The Ethics of Loan Decisions: A Technical Framework for Auditing and Mitigating Algorithmic Bias in Lending Models
A customer applies for a modest loan. They've paid rent on time for years, their income is steady, and their bank statements look clean. The automated decision comes back: declined. No clear reason, no easy appeal, and a lingering question -was it fair?
This is where algorithmic bias in lending shows up in real life. It doesn't need a model to "use race" or "use gender" to create unfair outcomes. Bias can slip in through proxies (like postcode), gaps in the data, or past decisions baked into the training labels.
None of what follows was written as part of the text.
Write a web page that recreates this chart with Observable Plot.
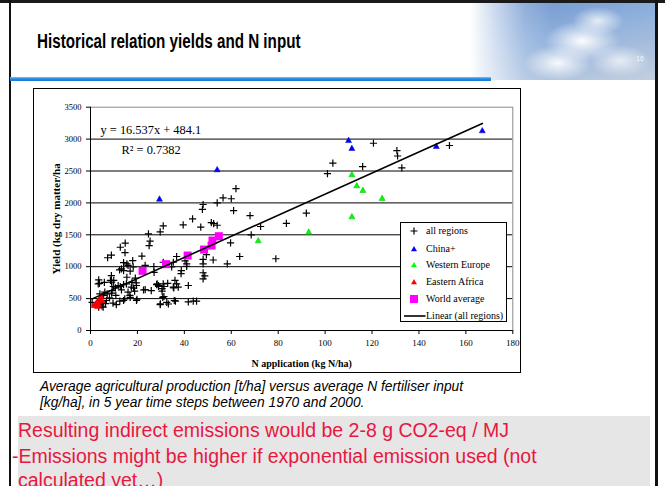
<!DOCTYPE html>
<html><head><meta charset="utf-8">
<script src="https://cdn.jsdelivr.net/npm/d3@7"></script>
<script src="https://cdn.jsdelivr.net/npm/@observablehq/plot@0.6"></script>
<style>
html,body{margin:0;padding:0;}
body{width:665px;height:486px;position:relative;overflow:hidden;background:#fff;font-family:"Liberation Sans",Arial,sans-serif;}
.abs{position:absolute;}
#topline{left:0;top:0;width:665px;height:3px;background:#1a1a1a;}
#leftline{left:9px;top:0;width:2px;height:486px;background:#111;}
#rightline{left:655px;top:0;width:3px;height:486px;background:#111;}
#clouds{left:470px;top:3px;width:185px;height:77px;
 background:
  radial-gradient(ellipse 38px 20px at 112px 38px, rgba(255,255,255,0.97), rgba(255,255,255,0)),
  radial-gradient(ellipse 34px 18px at 88px 60px, rgba(255,255,255,0.92), rgba(255,255,255,0)),
  radial-gradient(ellipse 30px 16px at 150px 58px, rgba(235,240,248,0.9), rgba(255,255,255,0)),
  radial-gradient(ellipse 26px 14px at 128px 18px, rgba(245,248,252,0.85), rgba(255,255,255,0)),
  linear-gradient(to right, rgba(255,255,255,1) 0%, rgba(255,255,255,0.2) 30%, rgba(255,255,255,0) 45%),
  linear-gradient(165deg, #6b92cc 0%, #8fb0dc 45%, #c4cfdf 100%);}
#pagenum{left:636px;top:55px;font-size:7px;color:#f4f6fa;}
#blueline{left:10px;top:77px;width:481px;height:4px;background:linear-gradient(to bottom,#7cc0f5,#1f86e6 50%,#1a78d8);}
#title{left:37px;top:31px;font-weight:bold;font-size:20px;line-height:20px;white-space:nowrap;transform:scaleX(0.76);transform-origin:0 0;color:#000;}
#chartbox{left:33px;top:88px;width:488px;height:285px;border:1px solid #000;box-sizing:border-box;background:#fff;}
#plot{position:absolute;left:0;top:0;}
#legend{position:absolute;left:366px;top:133px;width:107px;height:100px;border:1px solid #000;box-sizing:border-box;background:#fff;font-family:"Liberation Serif","Times New Roman",serif;font-size:10px;}
#legend .row{position:absolute;left:0;width:105px;height:14px;}
#legend .lbl{position:absolute;left:25px;top:0;line-height:14px;white-space:nowrap;}
#legend svg{position:absolute;left:0;top:0;}
.caption{left:40px;font-style:italic;font-size:13.8px;line-height:16px;white-space:nowrap;color:#000;}
#band{left:18px;top:416px;width:632px;height:70px;background:#e6e6e6;}
.red{font-size:19.5px;line-height:26px;white-space:nowrap;color:#e8173f;}
</style></head><body>
<div id="clouds" class="abs"></div>
<div id="topline" class="abs"></div>
<div id="leftline" class="abs"></div>
<div id="rightline" class="abs"></div>
<div id="pagenum" class="abs">16</div>
<div id="blueline" class="abs"></div>
<div id="title" class="abs">Historical relation yields and N input</div>
<div id="chartbox" class="abs"><div id="plot"></div><div id="legend"></div></div>
<div class="abs caption" style="top:379px">Average agricultural production [t/ha] versus average N fertiliser input</div>
<div class="abs caption" style="top:395px">[kg/ha], in 5 year time steps between 1970 and 2000.</div>
<div id="band" class="abs"></div>
<div class="abs red" style="left:18px;top:417px">Resulting indirect emissions would be 2-8 g CO2-eq / MJ</div>
<div class="abs red" style="left:12px;top:443px">-Emissions might be higher if exponential emission used (not</div>
<div class="abs red" style="left:18px;top:467px">calculated yet…)</div>
<script>
// ---------- data ----------
const allRegionsN = [0.7,101,62,56.5,60,54,48,47.7,61,68,92,43.5,83.5,51.5,52.5,54,39.5,47,31,72.5,68.5,24.7,29.7,25.4,25,14.8,12.7,14.7,59.7,63.6,8.9,7.3,21.9,36.7,49.4,52.3,48,40.3,41,14.1,15.5,18,31,35.3,48,58.3,79,12.4,14.1,16.9,23.3,34.6,41,38.6,48,48.7,48,8.9,9.9,8.5,3.5,3.8,5.9,27.1,15.5,19.1,17.7,19.5,17.4,18.4,12.7,14.1,10.6,9.2,7.1,5.6,4.5,6.4,4.9,3.5,9.6,11,8.1,14.1,16.9,19.8,22.6,23.3,25.9,28.2,29,30.5,31,30.8,29.7,32.5,33.2,32.9,35.3,36,36.7,37.4,35.7,41.7,41.7,43.8,45.2,120.6,130.6,130.9,153,103.3,116,132.7,16,18.2,13.2,3.3,9,9.7,11.8,15.3,19.6,13.2,16,18.8,6.1,4,9,10.8,6.8,4,5.4,12.5,14.6,19.6,16.8,38.7,28.4,29,31.3,35.5,30.5,31.3,29.8,36.2,27];
const allRegionsYield = [440,2460,2225,2080,2065,2000,1975,1900,1880,1800,1840,1750,1680,1690,1675,1650,1655,1620,1640,1630,1500,1515,1545,1400,1330,1370,1305,1220,1375,1160,1180,1140,1165,1160,1190,1105,1115,1090,1045,1065,1045,1095,1070,1070,1045,1045,1125,950,940,930,1020,995,1005,890,905,855,810,860,785,785,795,740,755,910,835,820,755,745,680,665,690,720,670,625,575,550,445,420,380,365,430,405,510,470,520,490,635,640,625,720,705,655,730,520,405,440,415,740,680,785,730,680,470,705,450,460,460,2935,2820,2735,2900,2625,2570,2550,1020,995,965,730,757,690,705,732,705,637,600,616,600,575,586,549,470,407,366,460,496,470,549,940,732,690,690,669,616,533,418,460,1003];
const chinaN = [29.4,54,110,111.4,147.4,167];
const chinaYield = [2063,2523,2982,2857,2890,3134];
const westEuropeN = [71.5,93,111.4,113.5,116.1,124.3,111.4];
const westEuropeYield = [1410,1545,2445,2272,2199,2074,1786];
const eastAfricaN = [2,2.5,3,3.5,4,4.5,5,3,1.5];
const eastAfricaYield = [400,430,460,410,500,540,470,380,395];
const worldAvgN = [22.2,32.2,41.4,48.4,51.6,52,54.7];
const worldAvgYield = [935,1040,1175,1269,1332,1410,1478];
const trendSlope = 16.537, trendIntercept = 484.1;
const equationText = "y = 16.537x + 484.1";
const r2Text = "R² = 0.7382";
const xTicks = [0,20,40,60,80,100,120,140,160,180];
const yTicks = [0,500,1000,1500,2000,2500,3000,3500];
const xLabel = "N application (kg N/ha)";
const yLabel = "Yield (kg dry matter/ha";
const legendLabels = ["all regions","China+","Western Europe","Eastern Africa","World average","Linear (all regions)"];

// ---------- build tables ----------
const zip = (xs, ys) => xs.map((x, i) => ({x, y: ys[i]}));
const allPts = zip(allRegionsN, allRegionsYield);
const chinaPts = zip(chinaN, chinaYield);
const wePts = zip(westEuropeN, westEuropeYield);
const eaPts = zip(eastAfricaN, eastAfricaYield);
const waPts = zip(worldAvgN, worldAvgYield);
const everyN = [...allRegionsN, ...chinaN, ...westEuropeN, ...eastAfricaN];
const trendPts = [d3.min(everyN), d3.max(everyN)].map(x => ({x, y: trendSlope * x + trendIntercept}));

const plusSym = {draw(c){c.moveTo(-3.6,0);c.lineTo(3.6,0);c.moveTo(0,-3.6);c.lineTo(0,3.6);}};
const triSym = {draw(c){c.moveTo(0,-3.1);c.lineTo(3,2.3);c.lineTo(-3,2.3);c.closePath();}};
const sqSym = {draw(c){c.rect(-4,-4,8,8);}};

const chart = Plot.plot({
  width: 486, height: 283,
  marginLeft: 56, marginRight: 7.7, marginTop: 17.7, marginBottom: 42,
  x: {domain: [0, 180]},
  y: {domain: [0, 3500]},
  style: {fontFamily: '"Liberation Serif","Times New Roman",serif', fontSize: "9px", color: "#000", background: "transparent"},
  marks: [
    Plot.ruleY(yTicks.filter(v => v > 0 && v < 3500), {stroke: "#000", strokeWidth: 1}),
    Plot.frame({stroke: "#8a8a8a"}),
    Plot.ruleX([0], {stroke: "#000"}),
    Plot.ruleY([0], {stroke: "#000"}),
    Plot.axisX({ticks: xTicks, tickSize: 4, tickPadding: 5, fontSize: 9, label: null, tickFormat: d => String(d)}),
    Plot.axisY({ticks: yTicks, tickSize: 4, tickPadding: 5, fontSize: 8.5, label: null, tickFormat: d => String(d)}),
    Plot.dot(allPts, {x: "x", y: "y", symbol: plusSym, stroke: "#000", strokeWidth: 1.2, fill: "none"}),
    Plot.dot(chinaPts, {x: "x", y: "y", symbol: triSym, fill: "#0000ff", stroke: "#0000cc", strokeWidth: 0.5}),
    Plot.dot(wePts, {x: "x", y: "y", symbol: triSym, fill: "#00ff00", stroke: "#00bb00", strokeWidth: 0.5}),
    Plot.dot(eaPts, {x: "x", y: "y", symbol: triSym, fill: "#ff0000", stroke: "#dd0000", strokeWidth: 0.5}),
    Plot.dot(waPts, {x: "x", y: "y", symbol: sqSym, fill: "#ff00ff", stroke: "none"}),
    Plot.line(trendPts, {x: "x", y: "y", stroke: "#000", strokeWidth: 1.6}),
    Plot.text([equationText], {frameAnchor: "top-left", dx: 10, dy: 22.5, textAnchor: "start", lineAnchor: "middle", fontSize: 12.4}),
    Plot.text([r2Text], {frameAnchor: "top-left", dx: 31, dy: 42.5, textAnchor: "start", lineAnchor: "middle", fontSize: 12.4}),
    Plot.text([xLabel], {frameAnchor: "bottom", dy: 33, textAnchor: "middle", lineAnchor: "middle", fontSize: 10, fontWeight: "bold"}),
    Plot.text([yLabel], {frameAnchor: "left", dx: -34, rotate: -90, textAnchor: "middle", lineAnchor: "middle", fontSize: 11, fontWeight: "bold"})
  ]
});
document.getElementById("plot").appendChild(chart);

// ---------- legend ----------
const legend = document.getElementById("legend");
const rowCenters = [9.3, 26.7, 42.7, 59.7, 77, 93.7];
const legendSym = [
  '<path d="M9.5,7H16.5M13,3.5V10.5" stroke="#000" stroke-width="1.2"/>',
  '<path d="M13,3.9L16,9.3L10,9.3Z" fill="#0000ff"/>',
  '<path d="M13,3.9L16,9.3L10,9.3Z" fill="#00ff00"/>',
  '<path d="M13,3.9L16,9.3L10,9.3Z" fill="#ff0000"/>',
  '<rect x="9" y="3" width="8" height="8" fill="#ff00ff"/>',
  '<path d="M3,7H24.5" stroke="#000" stroke-width="1.6"/>'
];
legendLabels.forEach((lab, i) => {
  const row = document.createElement("div");
  row.className = "row";
  row.style.top = (rowCenters[i] - 7 - 1) + "px";
  row.innerHTML = '<svg width="26" height="14">' + legendSym[i] + '</svg><span class="lbl">' + lab + '</span>';
  legend.appendChild(row);
});
</script>
</body></html>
This post sets out a practical, technical framework to audit lending models and reduce bias without wrecking risk control or compliance. It's written for risk and compliance teams, data science, and senior leaders who have to sign off outcomes. In 2026, scrutiny on AI-led financial decisions is tighter, and "we didn't mean to" won't stand up to internal audit, regulators, or customers.
What "ethical" loan decisions mean in practice (not just good intentions)
Ethics in lending isn't a mission statement on a slide. It's a set of behaviours your decision system shows every day, at scale.
In practice, ethical loan decisions usually mean four things:
- Fairness: similar applicants get similar outcomes, and protected groups don't carry hidden penalties.
- Transparency: people can understand why they were declined or offered a high APR.
- Accountability: someone owns the decision process end to end, not just "the model".
- Customer impact: the system avoids avoidable harm, like rejecting creditworthy people because of thin files or noisy data.
A useful metaphor is a set of scales in a shop. It's not enough that the shopkeeper means well. The scales have to be tested, calibrated, and checked regularly. Lending models need the same discipline.
Where bias enters the lending pipeline (data, labels, features, and human choices)
Bias rarely comes from a single "bad feature". It comes from the pipeline.
Common entry points include:
- Historic patterns that reflect unequal access to credit, including the long shadow of redlining and exclusion.
- Missing data that isn't random -for example, fewer credit file signals in some communities.
- Proxy variables, such as postcode, device type, education, job titles, or even email domain.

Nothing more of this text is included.